Note: Senate Bill 2325, passed by the 2013 North Dakota Legislature, repealed the financial institution tax law for tax years after 2012. For more information, see "Tax years 2013 and after" below.
Tax years 1997 through 2012
For tax years 1997 through 2012, banks, trust companies, building and loan associations, and other financial institutions, including bank holding companies, production credit associations, and leasing companies were subject to the financial institution tax under N.D.C.C. ch. 57-35.3, and were required to file Form 35. The tax was imposed for the privilege of transacting, or the actual transacting of, business in North Dakota, and was based upon and measured by the financial institution's taxable income.
If a financial institution was a corporation that elected to be a Subchapter S corporation for federal income tax purposes, the Subchapter S status was not recognized for North Dakota financial institution tax purposes, and the corporation was required to file a financial institution tax return and pay the tax. In this case, an individual, estate, or trust shareholder was allowed an adjustment to income in computing the shareholder's North Dakota taxable income. The adjustment, which equaled the portion of the income passed through to the shareholder that was subject to North Dakota income tax, prevented the financial institution's income from being taxed under both the financial institution law and the income tax law.
For tax years 1997 through 2010, the tax rate was 7%. For the 2011 and 2012 tax years, the tax rate was 6.5%.
Tax years 2013 and after
For tax years beginning on or after January 1, 2013, banks and other entities formerly subject to the financial institution tax are subject to the North Dakota income tax under N.D.C.C. ch. 57-38, and must file the applicable income tax return as follows:
- C corporation – file Form 40.
- Partnership – file Form 58.
- S corporation – file Form 60.
- Limited liability company – file Form 40, 58, or 60, whichever applies, based on how the entity files for federal income tax purposes.

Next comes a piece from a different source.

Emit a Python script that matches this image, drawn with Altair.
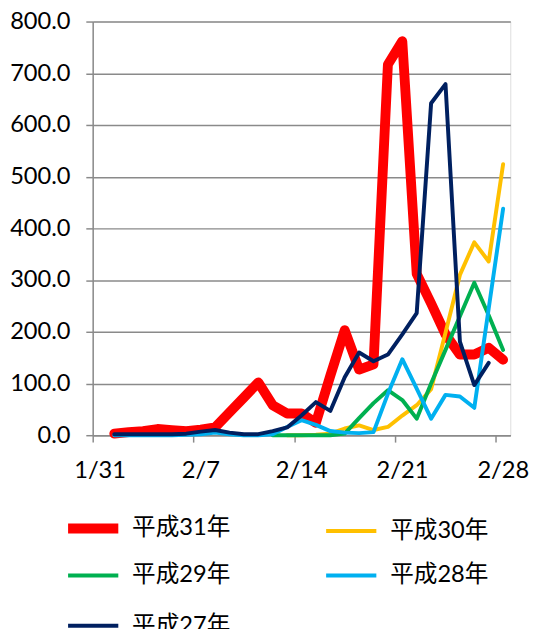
import json
import altair as alt
import pandas as pd

# ---- data ----
dates = ["2/1", "2/2", "2/3", "2/4", "2/5", "2/6", "2/7", "2/8", "2/9", "2/10",
         "2/11", "2/12", "2/13", "2/14", "2/15", "2/16", "2/17", "2/18", "2/19", "2/20",
         "2/21", "2/22", "2/23", "2/24", "2/25", "2/26", "2/27", "2/28"]

x_tick_labels = ["1/31", "2/7", "2/14", "2/21", "2/28"]
y_ticks = [0, 100, 200, 300, 400, 500, 600, 700, 800]

series_names = ["平成31年", "平成30年", "平成29年", "平成28年", "平成27年"]
series_colors = ["#FF0000", "#FFC000", "#00B050", "#00B0F0", "#002060"]
series_widths = [10, 4, 4, 4, 4]

h31 = [3, 6, 8, 12, 10, 8, 11, 15, 44, 73, 102, 58, 42, 42, 24, 115, 203, 127, 137, 717,
       762, 312, 255, 195, 156, 156, 169, 146]
h30 = [None, None, None, None, None, None, None, None, None, None, None, None, 0, 0, 1, 3, 13, 19, 10, 16,
       38, 58, 89, 198, 310, 373, 336, 524]
h29 = [None, None, None, None, None, None, None, None, None, None, None, 0, 0, 0, 0, 0, 3, 33, 62, 87,
       68, 32, 100, 165, 230, 295, 232, 165]
h28 = [0, 0, 0, 0, 0, 1, 2, 5, 2, 0, 0, 2, 16, 29, 20, 8, 5, 4, 6, 80,
       147, 90, 32, 78, 75, 53, 245, 438]
h27 = [2, 2, 2, 2, 2, 3, 7, 10, 5, 2, 2, 8, 15, 38, 64, 47, 112, 160, 143, 156,
       195, 236, 642, 679, 181, 97, 140, None]

all_values = [h31, h30, h29, h28, h27]

rows = []
for name, vals in zip(series_names, all_values):
    for i, (d, v) in enumerate(zip(dates, vals)):
        if v is None:
            continue
        # day slot index counted from 1/31 (=0); point sits at slot centre
        rows.append({"series": name, "date": d, "slot": i + 1 + 0.5, "value": v})
df = pd.DataFrame(rows)

FONT = "Lato, 'Noto Sans CJK JP', sans-serif"
GRID = "#8a8a8a"

label_expr = "%s[round(datum.value / 7)]" % json.dumps(x_tick_labels, ensure_ascii=False)

color_scale = alt.Scale(domain=series_names, range=series_colors)
width_scale = alt.Scale(type="ordinal", domain=series_names, range=series_widths)

legend = alt.Legend(
    title=None, orient="none", legendX=-30, legendY=484, columns=2, direction="horizontal",
    gridAlign="all",
    symbolType="stroke", symbolSize=2600, labelFontSize=24, labelFont=FONT,
    labelColor="#000000", labelOffset=9, columnPadding=89, rowPadding=-17.5,
    labelLimit=300, symbolStrokeWidth=4,
)

base = alt.Chart(df).mark_line(strokeCap="round", strokeJoin="round").encode(
    x=alt.X("slot:Q", scale=alt.Scale(domain=[0, 29], nice=False, zero=False),
            axis=alt.Axis(title=None, values=[0, 7, 14, 21, 28], labelExpr=label_expr,
                          labelOffset=7, labelFlush=False, grid=False, tickSize=7, labelPadding=17,
                          domainColor=GRID, tickColor=GRID, domainWidth=1.5, tickWidth=1.5,
                          labelFontSize=24, labelFont=FONT, labelColor="#000000")),
    y=alt.Y("value:Q", scale=alt.Scale(domain=[0, 800], nice=False),
            axis=alt.Axis(title=None, values=y_ticks, format=".1f", grid=True,
                          gridColor=GRID, gridWidth=1.5, tickSize=7, labelPadding=16,
                          domainColor=GRID, tickColor=GRID, domainWidth=1.5, tickWidth=1.5,
                          labelFontSize=24, labelFont=FONT, labelColor="#000000")),
    color=alt.Color("series:N", scale=color_scale, legend=legend),
    strokeWidth=alt.StrokeWidth("series:N", scale=width_scale, legend=legend),
)

layers = [base.transform_filter(alt.datum.series == s) for s in series_names]

chart = alt.layer(*layers).properties(
    width=424, height=420,
    autosize=alt.AutoSizeParams(type="none"),
    padding={"left": 86, "top": 9, "right": 20, "bottom": 192},
).configure_view(stroke=None).configure(font=FONT, background="white")

chart.save("out.html", embed_options={"renderer": "svg", "actions": False})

Special transitional provisions provide for deferred payment of the 2013 income tax, short period filing for certain fiscal year income tax filers, and the utilization of unused net operating losses and tax credits remaining as of December 31, 2012. They also provide for an election by an S corporation to be treated like a C corporation for the limited purpose of utilizing unused net operating losses and tax credits remaining as of December 31, 2012. The transitional rules are summarized in the July 2013 edition of Income Tax Update, the tax practitioner newsletter. For multistate entities, the apportionment factor provisions that applied under the financial institution tax law were adopted by administrative rule and will apply for income tax purposes.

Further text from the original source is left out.